According to Watzke, there was never any realistic expectation that Klopp would cut short his time in England, but he needed to know for certain—because if he was, there would have been only one man for the job at the Westfalenstadion.
“I knew that Jurgen would say no, that he would fulfil his contract in Liverpool,” Watzke said in his new book. “Jurgen has always fulfilled his contracts, but if you want to go new ways then at least I had to ask Jurgen if he could possibly imagine that.”
“I did not expect that at all, but I would not have forgiven myself for not asking him at that moment. The most important thing in our relationship was and is that we can rely on each other blindly. Jurgen never lied to me, and I never lied to him.”
Klopp, for his part, jokingly asked his former boss if he’d been drinking, and in the end Dortmund moved for Lucien Favre, bringing in the Swiss coach from Nice following a year when Peter Bosz and then Peter Stöger had failed to measure up.
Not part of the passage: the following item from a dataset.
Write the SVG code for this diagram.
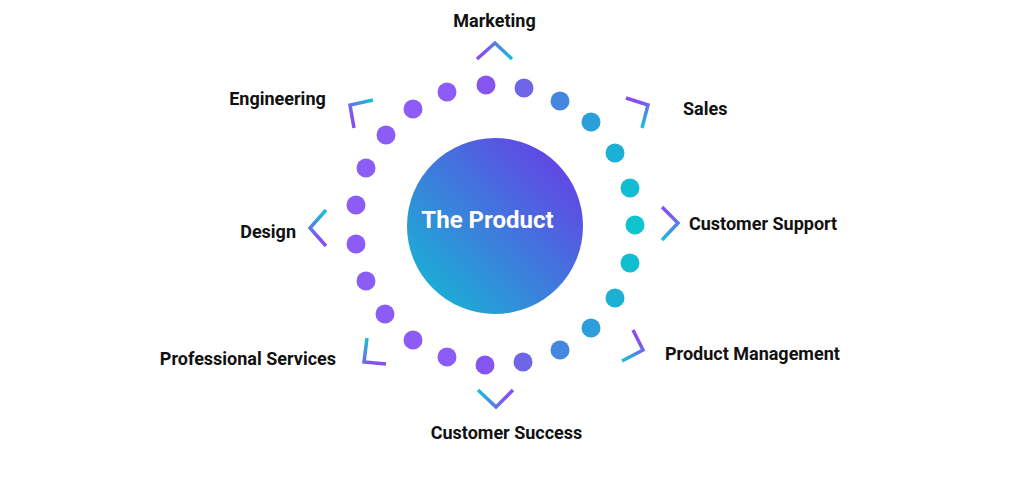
<svg xmlns="http://www.w3.org/2000/svg" width="1024" height="493" viewBox="0 0 1024 493">
<defs>
<linearGradient id="gc" x1="1" y1="0" x2="0" y2="1">
<stop offset="0.05" stop-color="#6a3ae6"/>
<stop offset="1" stop-color="#10bfd2"/>
</linearGradient>
<linearGradient id="g1" gradientUnits="userSpaceOnUse" x1="477" y1="0" x2="512" y2="0"><stop offset="0.2" stop-color="#8450f0"/><stop offset="1" stop-color="#14c3d6"/></linearGradient>
<linearGradient id="g2" gradientUnits="userSpaceOnUse" x1="354" y1="128" x2="373" y2="100"><stop offset="0.3" stop-color="#8450f0"/><stop offset="1" stop-color="#14c3d6"/></linearGradient>
<linearGradient id="g3" gradientUnits="userSpaceOnUse" x1="626" y1="98" x2="642" y2="128"><stop offset="0.3" stop-color="#8450f0"/><stop offset="1" stop-color="#14c3d6"/></linearGradient>
<linearGradient id="g4" gradientUnits="userSpaceOnUse" x1="0" y1="207" x2="0" y2="240"><stop offset="0.2" stop-color="#8450f0"/><stop offset="1" stop-color="#14c3d6"/></linearGradient>
<linearGradient id="g5" gradientUnits="userSpaceOnUse" x1="0" y1="246" x2="0" y2="210"><stop offset="0.2" stop-color="#8450f0"/><stop offset="1" stop-color="#14c3d6"/></linearGradient>
<linearGradient id="g6" gradientUnits="userSpaceOnUse" x1="386" y1="364" x2="367" y2="338"><stop offset="0.3" stop-color="#8450f0"/><stop offset="1" stop-color="#14c3d6"/></linearGradient>
<linearGradient id="g7" gradientUnits="userSpaceOnUse" x1="633" y1="330" x2="622" y2="361"><stop offset="0.3" stop-color="#8450f0"/><stop offset="1" stop-color="#14c3d6"/></linearGradient>
<linearGradient id="g8" gradientUnits="userSpaceOnUse" x1="513" y1="0" x2="478" y2="0"><stop offset="0.2" stop-color="#8450f0"/><stop offset="1" stop-color="#14c3d6"/></linearGradient>
</defs>
<style>
.lbl{font-family:Roboto,"Liberation Sans",sans-serif;font-weight:bold;font-size:18px;fill:#111;dominant-baseline:central}
.ttl{font-family:Roboto,"Liberation Sans",sans-serif;font-weight:bold;font-size:24px;fill:#fff;dominant-baseline:central}
.chev{fill:none;stroke-width:3.5;stroke-linecap:butt;stroke-linejoin:miter}
.p{fill:#8b5cf6}
</style>
<rect width="1024" height="493" fill="#fff"/>
<g id="dots">
<circle cx="486" cy="85" r="9.5" fill="#8655ee"/>
<circle cx="524" cy="88" r="9.5" fill="#6e66e6"/>
<circle cx="560" cy="101" r="9.5" fill="#4486e0"/>
<circle cx="591" cy="122" r="9.5" fill="#2c9ed9"/>
<circle cx="615" cy="153" r="9.5" fill="#1bb0d4"/>
<circle cx="630" cy="188" r="9.5" fill="#12bcd1"/>
<circle cx="635" cy="225" r="9.5" fill="#0fc3cf"/>
<circle cx="630" cy="263" r="9.5" fill="#12bcd1"/>
<circle cx="615" cy="298" r="9.5" fill="#1bb0d4"/>
<circle cx="591" cy="328" r="9.5" fill="#2c9ed9"/>
<circle cx="560" cy="350" r="9.5" fill="#4486e0"/>
<circle cx="523" cy="362" r="9.5" fill="#6e66e6"/>
<circle cx="485" cy="365" r="9.5" fill="#8655ee"/>
<circle class="p" cx="447" cy="357" r="9.5"/>
<circle class="p" cx="413" cy="340" r="9.5"/>
<circle class="p" cx="385" cy="314" r="9.5"/>
<circle class="p" cx="366" cy="281" r="9.5"/>
<circle class="p" cx="356" cy="244" r="9.5"/>
<circle class="p" cx="356" cy="205" r="9.5"/>
<circle class="p" cx="366" cy="168" r="9.5"/>
<circle class="p" cx="386" cy="135" r="9.5"/>
<circle class="p" cx="413" cy="109" r="9.5"/>
<circle class="p" cx="447" cy="92" r="9.5"/>
</g>
<g id="center">
<circle cx="495" cy="226" r="88" fill="url(#gc)"/>
<text class="ttl" x="487.5" y="220" text-anchor="middle">The Product</text>
</g>
<g id="connectors">
<polyline class="chev" stroke="url(#g1)" points="477,59 495,43 512,59"/>
<polyline class="chev" stroke="url(#g2)" points="354,128 350,105 373,100"/>
<polyline class="chev" stroke="url(#g3)" points="626,98 648,105 642,128"/>
<polyline class="chev" stroke="url(#g4)" points="662,207 678,223 662,240"/>
<polyline class="chev" stroke="url(#g5)" points="326,246 310,228 326,210"/>
<polyline class="chev" stroke="url(#g6)" points="386,364 364,362 367,338"/>
<polyline class="chev" stroke="url(#g7)" points="633,330 643,350 622,361"/>
<polyline class="chev" stroke="url(#g8)" points="513,390 496,407 478,390"/>
</g>
<g id="marketing"><text class="lbl" x="494.5" y="20" text-anchor="middle">Marketing</text></g>
<g id="engineering"><text class="lbl" x="277.5" y="98" text-anchor="middle">Engineering</text></g>
<g id="sales"><text class="lbl" x="683" y="108">Sales</text></g>
<g id="customer-support"><text class="lbl" x="689" y="223">Customer Support</text></g>
<g id="design"><text class="lbl" x="296" y="231" text-anchor="end">Design</text></g>
<g id="professional-services"><text class="lbl" x="336" y="358" text-anchor="end">Professional Services</text></g>
<g id="product-management"><text class="lbl" x="665" y="353">Product Management</text></g>
<g id="customer-success"><text class="lbl" x="506.5" y="432" text-anchor="middle">Customer Success</text></g>
</svg>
And elsewhere in his book, Watzke admits that in retrospect it might have been better to change out the entire team, which appeared to have become stale, rather than allow Klopp to take the blame and depart following a difficult 2014-15 season.
“We did not try to change his mind, but that was maybe a mistake,” Watzke said of Klopp’s Dortmund departure. “Perhaps it would have been better if we had exchanged the entire team, because I knew that we would never get back such a coach.”